Writing materials: identification of various ink compositions
Illumination materials: identification of the colouring and gilding materials as well as the binders (the binding media used to bind the pigment powder together to form a paint)
Colour as seen by the human eye cannot always distinguish between different materials, as different paints can sometimes give the same colour under certain lighting conditions (e.g. daylight, candle light etc.). In the example below (Figure 1), three pairs of paint-outs with each pair displaying the same colour are presented. Even though visually the two paint-outs in a pair look similar in colour, spectroscopic analysis shows that the materials are not the same. The pairs are: 1) cobalt blue and ultramarine; 2) azurite and smalt; 3) Prussian blue and indigo in animal glue binder. The reflectance spectroscopy (reflectance or the fraction of light reflected off the material plotted against λ – the wavelength of light) in the visible/near-infrared regime (400 to 1000 nanometres (nm)) gives the characteristic spectral fingerprint of a material. Different materials give different spectra. Other types of spectroscopy, such as X-ray fluorescence (XRF) spectroscopy gives the identification of the composition of the elements that make up the material. These two types of spectroscopy complement each other.
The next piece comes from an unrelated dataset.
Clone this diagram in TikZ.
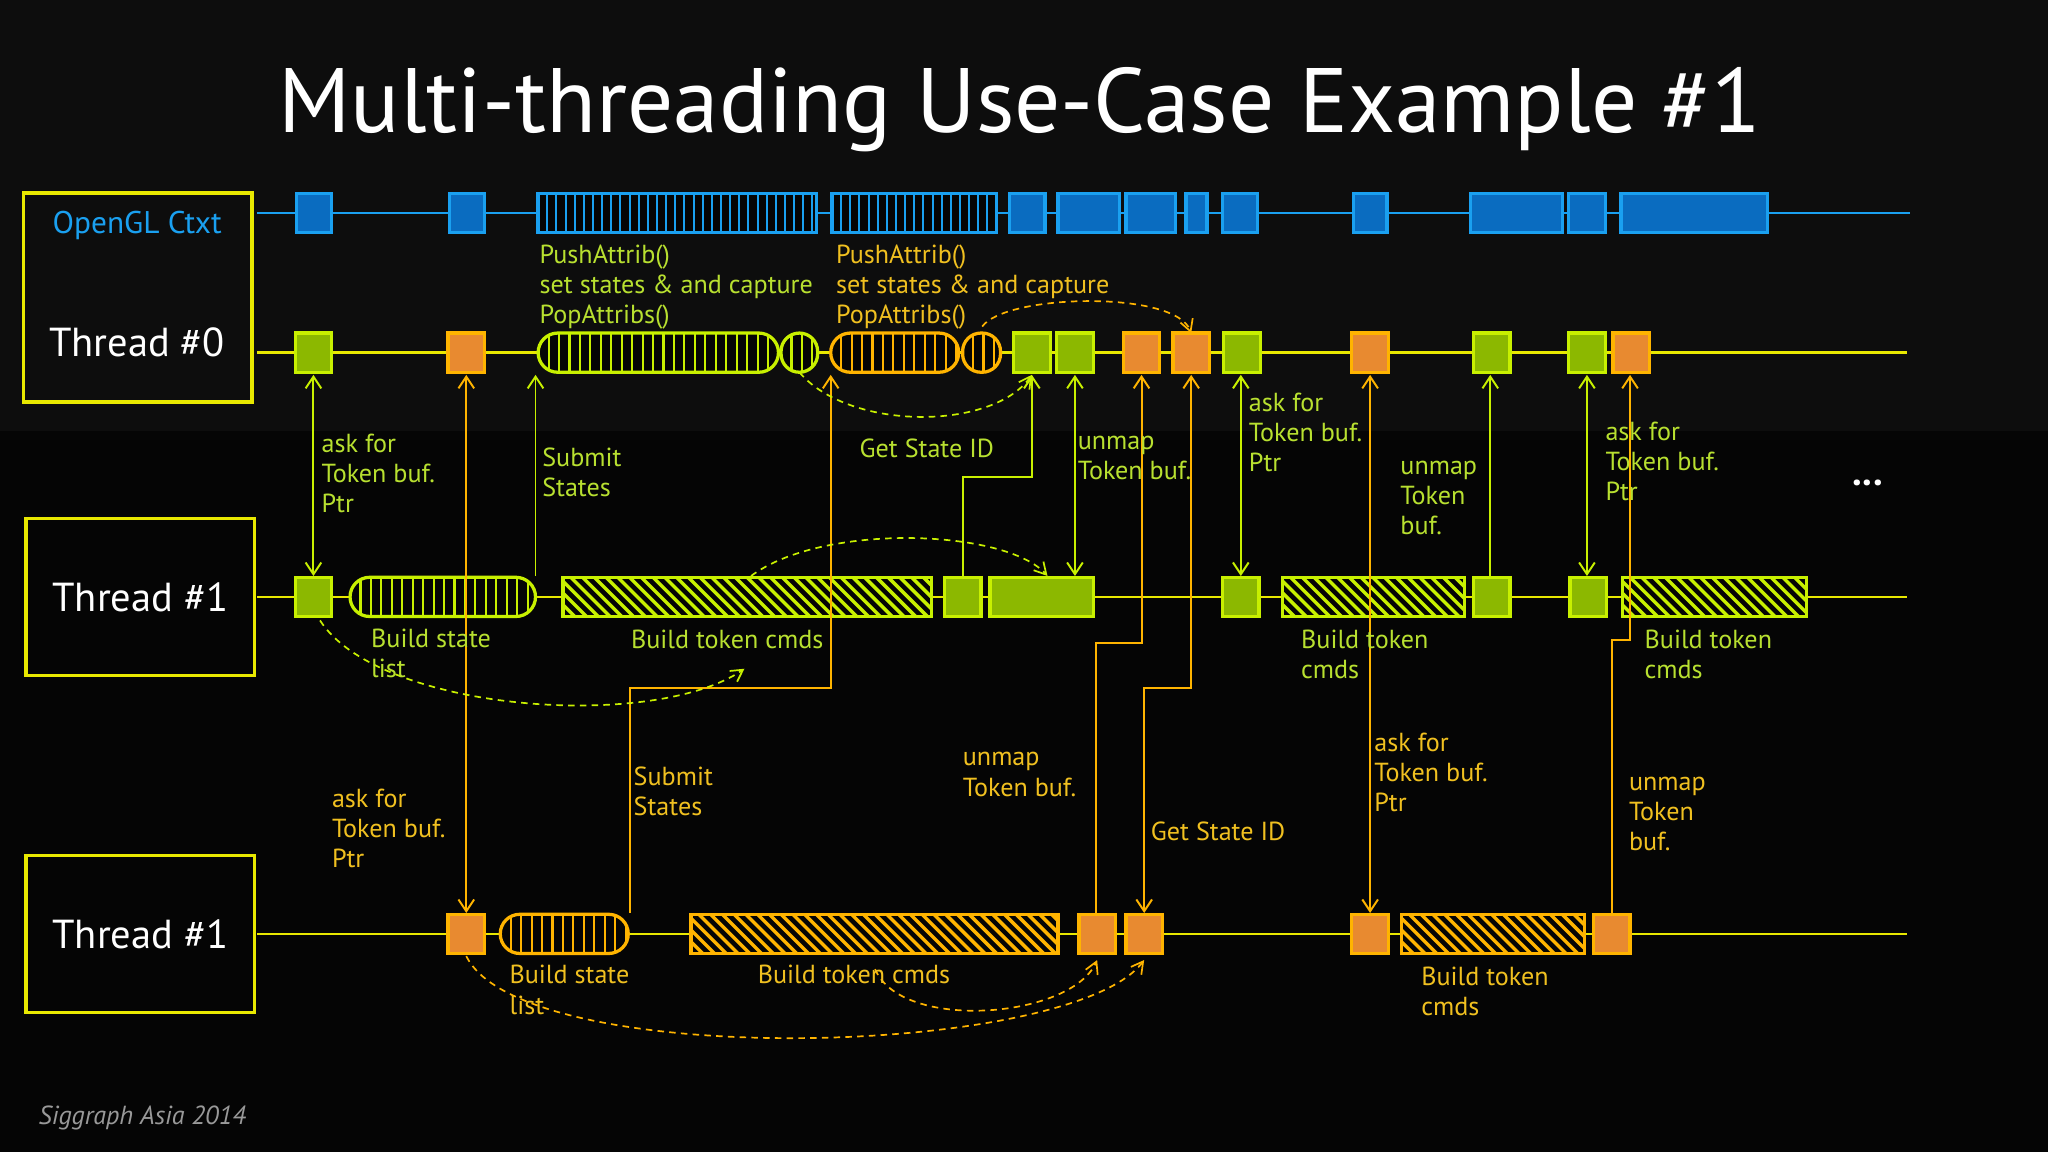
\documentclass[tikz,border=0pt]{standalone}
\usepackage{fontspec}
\setmainfont{PT Sans}
\usetikzlibrary{arrows.meta}
\definecolor{cbg}{HTML}{050505}
\definecolor{cgr}{HTML}{C8F000}
\definecolor{cgrfill}{HTML}{8CB800}
\definecolor{cye}{HTML}{E8E800}
\definecolor{cog}{HTML}{FFB400}
\definecolor{cogfill}{HTML}{E88A30}
\definecolor{cbl}{HTML}{1AA0F0}
\definecolor{cblfill}{HTML}{0A6CC0}
\definecolor{ctgreen}{HTML}{B8E030}
\definecolor{ctorange}{HTML}{F0C020}
\newcommand\mysq[5]{\draw[#5,fill=#5fill,line width=2.5] (#1,#2) rectangle (#3,#4);}
\newcommand\myvh[7]{\begin{scope}\clip[rounded corners=#5] (#1,#2) rectangle (#3,#4);
 \fill[cbg] (#1,#2) rectangle (#3,#4);
 \pgfmathsetmacro\xs{#1+#7}\pgfmathsetmacro\xt{#1+2*#7}
 \foreach \x in {\xs,\xt,...,#3} \draw[#6,line width=1.6] (\x,#2) -- (\x,#4);\end{scope}
 \draw[#6,line width=2.5,rounded corners=#5] (#1,#2) rectangle (#3,#4);}
\newcommand\mydh[5]{\begin{scope}\clip (#1,#2) rectangle (#3,#4);
 \fill[cbg] (#1,#2) rectangle (#3,#4);
 \pgfmathsetmacro\xs{#1-30}\pgfmathsetmacro\xt{#1-21}
 \foreach \x in {\xs,\xt,...,#3} \draw[#5,line width=2.6] (\x,#2) -- (\x+30,#4);\end{scope}
 \draw[#5,line width=2.5] (#1,#2) rectangle (#3,#4);}
\tikzset{
 lab/.style={font=\fontsize{20}{23}\selectfont,align=left,anchor=north west,inner sep=0},
 arr/.style={line width=1.5,-{Straight Barb[length=9,width=12]}},
 darr/.style={line width=1.5,{Straight Barb[length=9,width=12]}-{Straight Barb[length=9,width=12]}},
 dsh/.style={line width=1.3,dash pattern=on 5pt off 4pt,-{Straight Barb[length=9,width=10]}},
 tbox/.style={draw=cye,line width=2.5,minimum width=175,minimum height=120,font=\fontsize{31}{36}\selectfont,text=white}
}
\begin{document}
\begin{tikzpicture}[x=1pt,y=-1pt]
\fill[cbg] (0,0) rectangle (1568,882);
\fill[white,opacity=0.035] (0,0) rectangle (1568,330);
\useasboundingbox (0,0) rectangle (1568,882);
\node[text=white,font=\fontsize{70}{76}\selectfont] (title) at (781,84) {Multi-threading Use-Case Example \#1};
% left boxes
\node[draw=cye,line width=3,minimum width=175,minimum height=160,inner sep=0] (c0) at (105.5,228) {};
\node[text=cbl,font=\fontsize{24}{28}\selectfont] (ctx) at (105,173) {OpenGL Ctxt};
\node[text=white,font=\fontsize{31}{36}\selectfont] (t0) at (105,262) {Thread \#0};
\node[tbox] (t1) at (107.5,457) {Thread \#1};
\node[tbox] (t2) at (107.5,715) {Thread \#1};
% time lines
\draw[cbl,line width=2] (197,163) -- (1462,163);
\draw[cye,line width=2] (197,270) -- (1460,270);
\draw[cye,line width=2] (197,457) -- (1460,457);
\draw[cye,line width=2] (197,715) -- (1460,715);
% blue row
\foreach \a/\b in {227/254,344/371,773/800,810/857,862/900,908/924,936/963,1036/1062,1126/1196,1201/1229,1241/1353}
  \draw[cbl,fill=cblfill,line width=2.5] (\a,148) rectangle (\b,178);
\myvh{412}{148}{625}{178}{0}{cbl}{7}
\myvh{637}{148}{763}{178}{0}{cbl}{7}
% thread 0 row
\foreach \a in {226,776,809,937,1128,1201} {\mysq{\a}{255}{\a+28}{285}{cgr}}
\foreach \a in {343,860,898,1035,1235} {\mysq{\a}{255}{\a+28}{285}{cog}}
\myvh{412}{255}{596}{285}{15}{cgr}{8}
\myvh{598}{255}{626}{285}{14}{cgr}{8}
\myvh{636}{255}{734}{285}{15}{cog}{8}
\myvh{737}{255}{766}{285}{14}{cog}{8}
% thread 1 row
\foreach \a in {226,723,936,1128,1202} {\mysq{\a}{442}{\a+28}{472}{cgr}}
\mysq{758}{442}{837}{472}{cgr}
\myvh{268}{442}{410}{472}{15}{cgr}{8}
\mydh{431}{442}{713}{472}{cgr}
\mydh{982}{442}{1121}{472}{cgr}
\mydh{1242}{442}{1383}{472}{cgr}
% thread 1b row
\foreach \a in {343,826,862,1035,1220} {\mysq{\a}{700}{\a+28}{730}{cog}}
\myvh{383}{700}{481}{730}{15}{cog}{8}
\mydh{529}{700}{810}{730}{cog}
\mydh{1073}{700}{1213}{730}{cog}
% text on top
\node[lab,text=ctgreen] (pa1) at (413,187) {PushAttrib()\\set states \& and capture\\PopAttribs()};
\node[lab,text=ctorange] (pa2) at (640,187) {PushAttrib()\\set states \& and capture\\PopAttribs()};
% connectors
\draw[darr,cgr] (240,287) -- (240,441);
\draw[darr,cog] (357,287) -- (357,699);
\draw[arr,cgr] (410,441) -- (410,287);
\draw[arr,cog] (482,699) -- (482,527) -- (636,527) -- (636,287);
\draw[arr,cgr] (737,441) -- (737,365) -- (790,365) -- (790,287);
\draw[darr,cgr] (823,287) -- (823,441);
\draw[arr,cog] (839,699) -- (839,492) -- (874,492) -- (874,287);
\draw[darr,cog] (876,699) -- (876,527) -- (912,527) -- (912,287);
\draw[darr,cgr] (950,287) -- (950,441);
\draw[darr,cog] (1049,287) -- (1049,699);
\draw[arr,cgr] (1141,441) -- (1141,287);
\draw[darr,cgr] (1215,287) -- (1215,441);
\draw[arr,cog] (1234,699) -- (1234,490) -- (1248,490) -- (1248,287);
% dashed
\draw[dsh,cgr] (612,285) .. controls (650,330) and (760,330) .. (790,287);
\draw[dsh,cog] (752,250) .. controls (770,225) and (900,222) .. (912,255);
\draw[dsh,cgr] (245,475) .. controls (290,545) and (500,560) .. (570,512);
\draw[dsh,cgr] (575,441) .. controls (630,400) and (770,405) .. (802,441);
\draw[dsh,cog] (357,732) .. controls (400,820) and (820,810) .. (876,735);
\draw[dsh,cog] (670,742) .. controls (690,790) and (820,780) .. (840,735);
% labels
\node[lab,text=ctgreen] (l1) at (246,332) {ask for\\Token buf.\\Ptr};
\node[lab,text=ctgreen] (l2) at (415,343) {Submit\\States};
\node[lab,text=ctgreen] (l3) at (658,336) {Get State ID};
\node[lab,text=ctgreen] (l4) at (825,334) {unmap\\Token buf.};
\node[lab,text=ctgreen] (l5) at (956,301) {ask for\\Token buf.\\Ptr};
\node[lab,text=ctgreen] (l6) at (1072,353) {unmap\\Token\\buf.};
\node[lab,text=ctgreen] (l7) at (1229,323) {ask for\\Token buf.\\Ptr};
\node[lab,text=ctgreen] (l8) at (284,481) {Build state\\list};
\node[lab,text=ctgreen] (l9) at (483,482) {Build token cmds};
\node[lab,text=ctgreen] (l10) at (996,482) {Build token\\cmds};
\node[lab,text=ctgreen] (l11) at (1259,482) {Build token\\cmds};
\node[lab,text=ctorange] (m1) at (254,604) {ask for\\Token buf.\\Ptr};
\node[lab,text=ctorange] (m2) at (485,587) {Submit\\States};
\node[lab,text=ctorange] (m3) at (737,576) {unmap\\Token buf.};
\node[lab,text=ctorange] (m4) at (881,629) {Get State ID};
\node[lab,text=ctorange] (m5) at (1052,561) {ask for\\Token buf.\\Ptr};
\node[lab,text=ctorange] (m6) at (1247,595) {unmap\\Token\\buf.};
\node[lab,text=ctorange] (m7) at (390,739) {Build state\\list};
\node[lab,text=ctorange] (m8) at (580,739) {Build token cmds};
\node[lab,text=ctorange] (m9) at (1088,740) {Build token\\cmds};
\node[text=white,font=\bfseries\fontsize{30}{30}\selectfont] (dots) at (1430,370) {...};
\node[text=gray!80,font=\itshape\fontsize{20}{22}\selectfont,anchor=west] (sig) at (26,856) {Siggraph Asia 2014};
\end{tikzpicture}
\end{document}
Examination of production techniques
In the example below (Figure 2), spectral imaging is used to capture images with a set of 10 different filters with central wavelength ranging from 400nm to 880nm, and thus collecting millions of reflectance spectra in one go. The near-infrared (880nm) image revealed the initial sketches as infrared light was able to penetrate the painting layer.
Examination of alterations/ modification or additions on the original manuscript
Scientific imaging of historic manuscripts, e.g. near infrared images, ultraviolet fluorescence images or spectral imaging, allows the investigation of possible alterations and later additions on the original manuscript.